I am not picky about nicknames with one exception: please don’t use the name of a certain wifi-enabled web assistant accustomed to turning your streaming audio systems on and off. Even someone clearly announcing the “issss” at the end of my name sometimes triggers the commerce overlords to answer in their sweet, femme, supplicating voice saying sorry, I didn’t quite catch that. “Alex” turns it on as well, which is a real shame because I loved going by Alex. So, the challenge is on: the more tangential, the better. Get creative.

I encourage creativity when gendering me as well. Because of my anatomy, physiognomy, and presentation I’ve been “she/her”ed my entire life. But if I could pick any pronouns out of the box, I wouldn’t choose those. Until 2020, the topic of my gender identity was a deeply personal conversation I was having with myself. When the zoomiverse pressured me to put “my pronouns” after my name like a declaration in “rooms” full of strangers, this intensely private realm suddenly became public trivia. The only gender identity that makes any sense to me is Non-Binary. Binaries are false choices invented by systems and societies (like ours) which cannot tolerate ambiguity. (**In conversation with Sean Saifa Wall, I heard Prentis Hemphill say, “…our adherence to binaries requires secrecy and erasure.” Isn’t that the truest thing you’ve ever heard? By the way, are you listening to Finding Our Way, Prentis’s podcast.

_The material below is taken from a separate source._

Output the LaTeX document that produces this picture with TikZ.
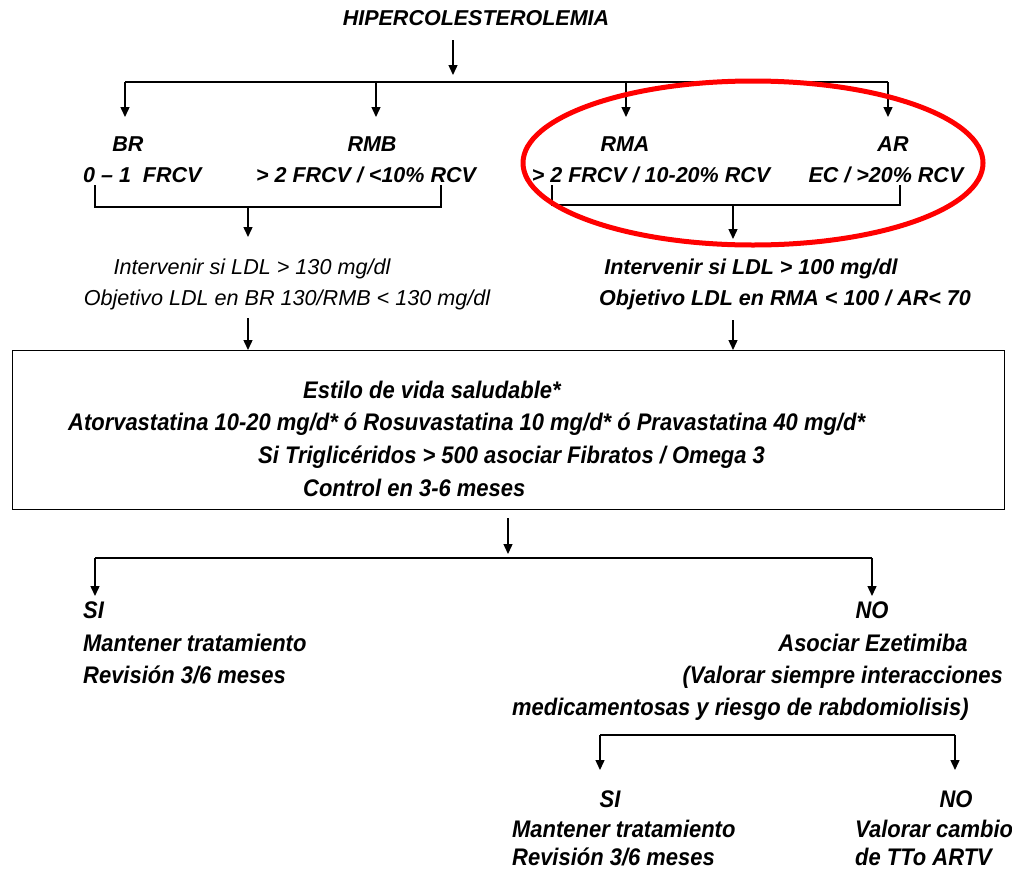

I am IN LOVE with it. I can’t recommend it highly enough.)

I encouraged the use of “all pronouns” for a few years, but found that mostly people retreated to she/her and stayed there which stings more strongly than being “she/her”ed without preamble. My favorite pronouns at the moment are ey/em/eir (as in: “Ask em what ey wants in eir tea” - a pronoun series I discovered through Maia Kobabe’s excellent graphic novel Gender Queer), and I fall more in love with the set every day. Also, I get it: it’s hard to change habits of language, and even harder to build new patterns with unfamiliar sounds. If I’m not in earshot, I’ll have no idea how you’ll refer to me in the third person, and I can’t control anyone else’s behavior, thoughts or speech. But I know that our society’s unquestioned denial of the full range of gender diversity (and many other diversities) hurts people. I believe it hurts us all. Trust me, I know that the practice of new pronouns is awkward, and hard to remember, and full of small failures. But that practice builds muscle strength in hope and the understanding that the structures we live within were built by people just like us, and we can, together, build new ones when we need to.

Anyhoo, the term Non-Binary describes what isn’t. So, what describes what is? Here are some options for me at the moment:

  • Somewhere on the spectrum

  • A moving target

  • None of your business

  • Come look for it with me

  • Knowable positions with unknowable velocities

  • All of the above  

** Also, eternal gratitude to all the artists and activists and brave friends and students who are my teachers who are fighting to make a world where we can all be asking ourselves these questions, and for the space to arrive at our own answers. There is a difference between inculcation and identity. That gap is one of the portals to freedom.